A French court has ruled in favour of the Royal Family, ordering a tabloid to hand over its published photos of the sunbathing Duke and Duchess of Cambridge, and stop further publication of the "brutal display" online or in print.

A French court issued the ruling Tuesday, levying a $2,600 Cdn fine and ordering Closer magazine to relinquish the photos within 24 hours. The magazine's publisher Mondadori Magazines France has also been ordered to stop publication of the images on its websites, tablet application and further print runs of the edition.

Failure to comply with the order will result in a daily fine of $13,100 Cdn.

The magazine caught the world's attention on Friday, when it published 14 images that included snaps of the Duchess of Cambridge sunbathing topless while holidaying at a private residence in the south of France.

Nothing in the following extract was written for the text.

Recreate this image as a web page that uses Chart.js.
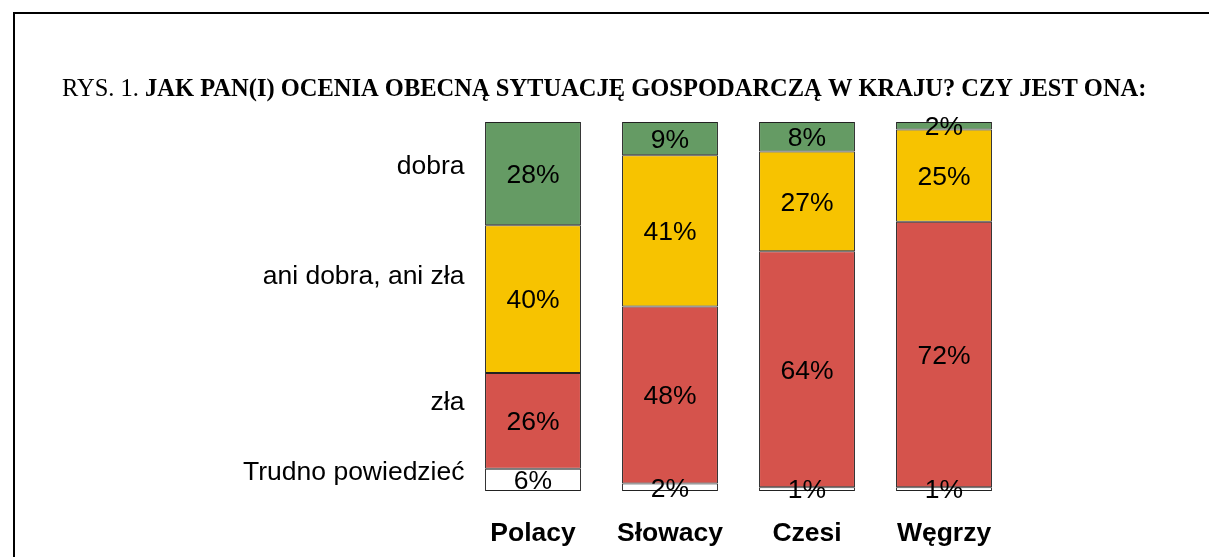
<!DOCTYPE html>
<html>
<head>
<meta charset="utf-8">
<script src="https://cdn.jsdelivr.net/npm/chart.js@4/dist/chart.umd.min.js"></script>
<style>
  html, body { margin: 0; padding: 0; background: #fff; }
  #c { display: block; }
</style>
</head>
<body>
<canvas id="c" width="1209" height="557"></canvas>
<script>
const categories = ["Polacy", "Słowacy", "Czesi", "Węgrzy"];
const trudno = [6, 2, 1, 1];
const zla = [26, 48, 64, 72];
const ani = [40, 41, 27, 25];
const dobra = [28, 9, 8, 2];
const seriesNames = ["Trudno powiedzieć", "zła", "ani dobra, ani zła", "dobra"];

const titleLead = "RYS. 1. ";
const titleBold = "JAK PAN(I) OCENIA OBECNĄ SYTUACJĘ GOSPODARCZĄ W KRAJU? CZY JEST ONA:";

// where the series names sit on the y scale (beside the first bar)
const nameLevels = [4.9, 23.9, 58, 87.8];

const colors = ["#ffffff", "#d5534c", "#f7c300", "#659b64"];

// frame + title
const framePlugin = {
  id: "frame",
  beforeDraw(chart) {
    const ctx = chart.ctx;
    ctx.save();
    ctx.strokeStyle = "#000";
    ctx.lineWidth = 2;
    ctx.strokeRect(14, 13, 1400, 800);

    ctx.fillStyle = "#000";
    ctx.textBaseline = "alphabetic";
    ctx.textAlign = "left";
    ctx.font = "24.5px 'Liberation Serif'";
    ctx.fillText(titleLead, 62, 96);
    const w = ctx.measureText(titleLead).width;
    ctx.font = "bold 24.5px 'Liberation Serif'";
    ctx.fillText(titleBold, 62 + w, 96);
    ctx.restore();
  }
};

// values inside segments + series names at left
const labelPlugin = {
  id: "segLabels",
  afterDatasetsDraw(chart) {
    const ctx = chart.ctx;
    ctx.save();
    ctx.fillStyle = "#000";
    ctx.font = "26.5px 'Liberation Sans'";
    ctx.textAlign = "center";
    ctx.textBaseline = "middle";
    chart.data.datasets.forEach((ds, i) => {
      const meta = chart.getDatasetMeta(i);
      meta.data.forEach((bar, j) => {
        const y = (bar.y + bar.base) / 2;
        ctx.fillText(ds.data[j] + "%", bar.x, y + 2);
      });
    });
    const yScale = chart.scales.y;
    const left = chart.chartArea.left;
    ctx.textAlign = "right";
    seriesNames.forEach((name, i) => {
      ctx.fillText(name, left, yScale.getPixelForValue(nameLevels[i]));
    });
    ctx.restore();
  }
};

new Chart(document.getElementById("c"), {
  type: "bar",
  data: {
    labels: categories,
    datasets: [trudno, zla, ani, dobra].map((d, i) => ({
      label: seriesNames[i],
      data: d,
      backgroundColor: colors[i],
      borderColor: "#222",
      borderWidth: 1,
      borderSkipped: false,
      categoryPercentage: 1,
      barPercentage: 0.7
    }))
  },
  options: {
    responsive: false,
    animation: false,
    devicePixelRatio: 1,
    layout: { padding: { left: 464.5, right: 196.5, top: 122, bottom: 9 } },
    plugins: { legend: { display: false }, tooltip: { enabled: false }, title: { display: false } },
    scales: {
      x: {
        stacked: true,
        grid: { display: false, drawTicks: false },
        border: { display: false },
        afterFit(scale) { scale.height = 57; },
        ticks: {
          color: "#000",
          padding: 27,
          font: { family: "'Liberation Sans'", size: 26.5, weight: "bold" }
        }
      },
      y: {
        stacked: true,
        display: false,
        min: 0,
        max: 100
      }
    }
  },
  plugins: [framePlugin, labelPlugin]
});
</script>
</body>
</html>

"These snapshots which showed the intimacy of a couple, partially naked on the terrace of a private home, surrounded by a park several hundred metres from a public road, and being able to legitimately assume that they are protected from passers-by, are by nature particularly intrusive," according to the court ruling.

"(They) were thus subjected to this brutal display the moment the cover appeared."

In a statement released following the decision, the Duke and Duchess of Cambridge said they "welcome the judge's ruling."

When the case was argued Monday, the Royal couple's lawyer told the court that publication of the intimate pictures amounted to a "grotesque" invasion of their privacy.

"It's not an accessible (view) from the exterior," Aurelien Hamelle said of the villa in Provence where the couple was photographed sharing time in the sun.

Closer's lawyer, Delphine Pando, countered that the couple had been relaxing in a location visible from a public road. Pando also told the court that the rights to the photos belonged to an unnamed agency.

She did not tell the court who had taken the photos, or how much Closer paid to publish them.

The ruling handed down by the court in Nanterre, outside Paris, only applies to the 14 photos published in Closer on Friday, not the Italian tabloid Chi that published more of the photos on Monday, nor the Irish Daily Star that put some of the photos in its pages over the weekend.

Both Chi and Closer are owned by Mondadori, an Italian publishing house owned by former Italian Premier Silvio Berlusconi.

Over the weekend, Chi's editor Alfonso Signorini said he didn't fear prosecution for including the photos in his publication because they were already in the public domain.

A statement from the Royal Family on Sunday indicated their lawyers were also pursuing a criminal complaint against whoever took the photos, but the decision would ultimately rest with authorities in France.

On Monday, French news agency Sipa reported that the prosecutor's office in Nanterre had launched a preliminary investigation for breach of privacy, receiving and complicity.

No individuals have been named. If a criminal case goes ahead, the photographer could face a substantial fine and up to a year in prison.

The swift response to the photos of the Duke and Duchess contrasts with royal reaction to photos of a naked Prince Harry partying in Las Vegas. Those photos first surfaced online in August and were later published in Britain's Sun tabloid.

The palace largely shrugged off the Vegas photos, which included images of the prince apparently playing strip billiards. No action was taken against the media organizations that published those photos.

British tabloids have refrained from publishing the topless photos of the Duchess.